With the images removed, repeat the data below exactly.

"""

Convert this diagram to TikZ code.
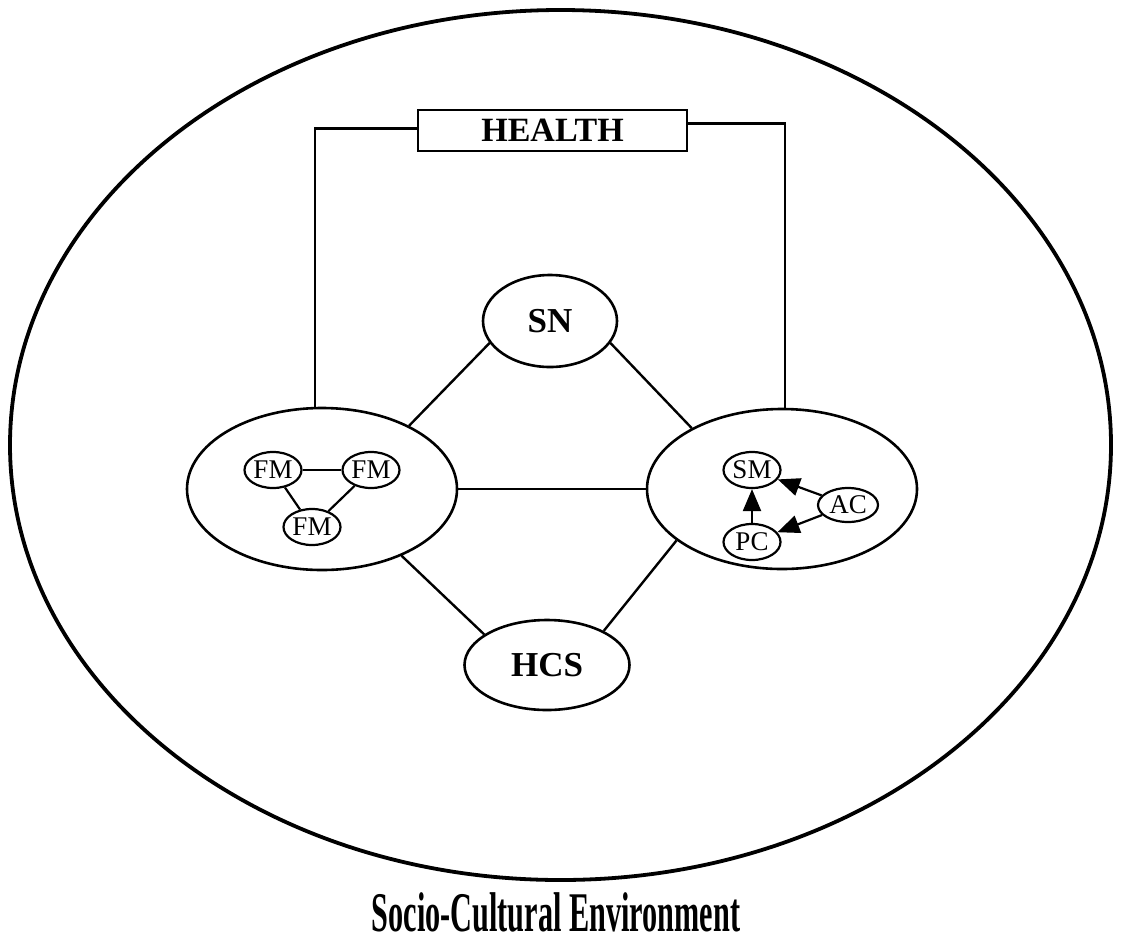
\documentclass[tikz,border=0pt]{standalone}
\usepackage{fontspec}
\setmainfont{Liberation Serif}
\usetikzlibrary{shapes.geometric,arrows.meta}

\tikzset{
  oval/.style={ellipse, draw, line width=2.6pt, inner sep=0pt, fill=white},
  bigoval/.style={oval, font=\fontsize{35}{37}\selectfont\bfseries},
  smalloval/.style={ellipse, draw, line width=2.2pt, inner sep=0pt,
    minimum width=57pt, minimum height=36pt, font=\fontsize{27}{29}\selectfont},
  link/.style={line width=2.4pt},
  inner link/.style={line width=2.2pt},
  push/.style={line width=2.2pt, -{Triangle[length=22pt,width=18pt]}},
}

\begin{document}
\begin{tikzpicture}[x=1pt,y=-1pt]
  \useasboundingbox (0,0) rectangle (1121,946);

  % surrounding environment
  \node[ellipse, draw, line width=3.8pt, inner sep=0pt,
        minimum width=1101pt, minimum height=870pt] (env) at (560.5,445) {};

  % health box at the top
  \node[draw, line width=2pt, inner sep=0pt, minimum width=269pt, minimum height=41pt,
        font=\fontsize{34}{36}\selectfont\bfseries] (health) at (552.5,130.5) {HEALTH};

  % main components
  \node[bigoval, minimum width=134pt, minimum height=92pt] (sn) at (550,321) {SN};
  \node[oval, minimum width=270pt, minimum height=162pt] (fam) at (322,489) {};
  \node[oval, minimum width=270pt, minimum height=160pt] (self) at (782,489) {};
  \node[bigoval, minimum width=165pt, minimum height=90pt] (hcs) at (547,665) {HCS};

  % family members
  \node[smalloval] (fm1) at (273,470) {FM};
  \node[smalloval] (fm2) at (371,470) {FM};
  \node[smalloval] (fm3) at (312,527) {FM};
  \draw[inner link] (fm1) -- (fm2);
  \draw[inner link] (fm1) -- (fm3);
  \draw[inner link] (fm2) -- (fm3);

  % self-management components
  \node[smalloval] (sm) at (752,470) {SM};
  \node[smalloval, minimum width=60pt, minimum height=34pt] (ac) at (848,505) {AC};
  \node[smalloval] (pc) at (752,542) {PC};
  \draw[push] (pc) -- (sm);
  \draw[push] (ac) -- (sm);
  \draw[push] (ac) -- (pc);

  % links between the components
  \draw[link] (fam.36) -- (sn.200);
  \draw[link] (sn.340) -- (self.146);
  \draw[link] (fam.east) -- (self.west);
  \draw[link] (fam.320) -- (hcs.154);
  \draw[link] (self.206) -- (hcs.31);

  % links to health
  \draw[link] ([yshift=2pt]health.west) -| (fam.95);
  \draw[link] ([yshift=7pt]health.east) -| (self.88);

  % caption
  \node[font=\fontsize{56}{58}\selectfont\bfseries] (caption) at (556,912)
    {\scalebox{0.54}[1]{Socio-Cultural Environment}};
\end{tikzpicture}
\end{document}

"""

- _CORRECT RESPONSE_:
Convert this diagram to TikZ code.
\documentclass[tikz,border=0pt]{standalone}
\usepackage{fontspec}
\setmainfont{Liberation Serif}
\usetikzlibrary{shapes.geometric,arrows.meta}

\tikzset{
  oval/.style={ellipse, draw, line width=2.6pt, inner sep=0pt, fill=white},
  bigoval/.style={oval, font=\fontsize{35}{37}\selectfont\bfseries},
  smalloval/.style={ellipse, draw, line width=2.2pt, inner sep=0pt,
    minimum width=57pt, minimum height=36pt, font=\fontsize{27}{29}\selectfont},
  link/.style={line width=2.4pt},
  inner link/.style={line width=2.2pt},
  push/.style={line width=2.2pt, -{Triangle[length=22pt,width=18pt]}},
}

\begin{document}
\begin{tikzpicture}[x=1pt,y=-1pt]
  \useasboundingbox (0,0) rectangle (1121,946);

  % surrounding environment
  \node[ellipse, draw, line width=3.8pt, inner sep=0pt,
        minimum width=1101pt, minimum height=870pt] (env) at (560.5,445) {};

  % health box at the top
  \node[draw, line width=2pt, inner sep=0pt, minimum width=269pt, minimum height=41pt,
        font=\fontsize{34}{36}\selectfont\bfseries] (health) at (552.5,130.5) {HEALTH};

  % main components
  \node[bigoval, minimum width=134pt, minimum height=92pt] (sn) at (550,321) {SN};
  \node[oval, minimum width=270pt, minimum height=162pt] (fam) at (322,489) {};
  \node[oval, minimum width=270pt, minimum height=160pt] (self) at (782,489) {};
  \node[bigoval, minimum width=165pt, minimum height=90pt] (hcs) at (547,665) {HCS};

  % family members
  \node[smalloval] (fm1) at (273,470) {FM};
  \node[smalloval] (fm2) at (371,470) {FM};
  \node[smalloval] (fm3) at (312,527) {FM};
  \draw[inner link] (fm1) -- (fm2);
  \draw[inner link] (fm1) -- (fm3);
  \draw[inner link] (fm2) -- (fm3);

  % self-management components
  \node[smalloval] (sm) at (752,470) {SM};
  \node[smalloval, minimum width=60pt, minimum height=34pt] (ac) at (848,505) {AC};
  \node[smalloval] (pc) at (752,542) {PC};
  \draw[push] (pc) -- (sm);
  \draw[push] (ac) -- (sm);
  \draw[push] (ac) -- (pc);

  % links between the components
  \draw[link] (fam.36) -- (sn.200);
  \draw[link] (sn.340) -- (self.146);
  \draw[link] (fam.east) -- (self.west);
  \draw[link] (fam.320) -- (hcs.154);
  \draw[link] (self.206) -- (hcs.31);

  % links to health
  \draw[link] ([yshift=2pt]health.west) -| (fam.95);
  \draw[link] ([yshift=7pt]health.east) -| (self.88);

  % caption
  \node[font=\fontsize{56}{58}\selectfont\bfseries] (caption) at (556,912)
    {\scalebox{0.54}[1]{Socio-Cultural Environment}};
\end{tikzpicture}
\end{document}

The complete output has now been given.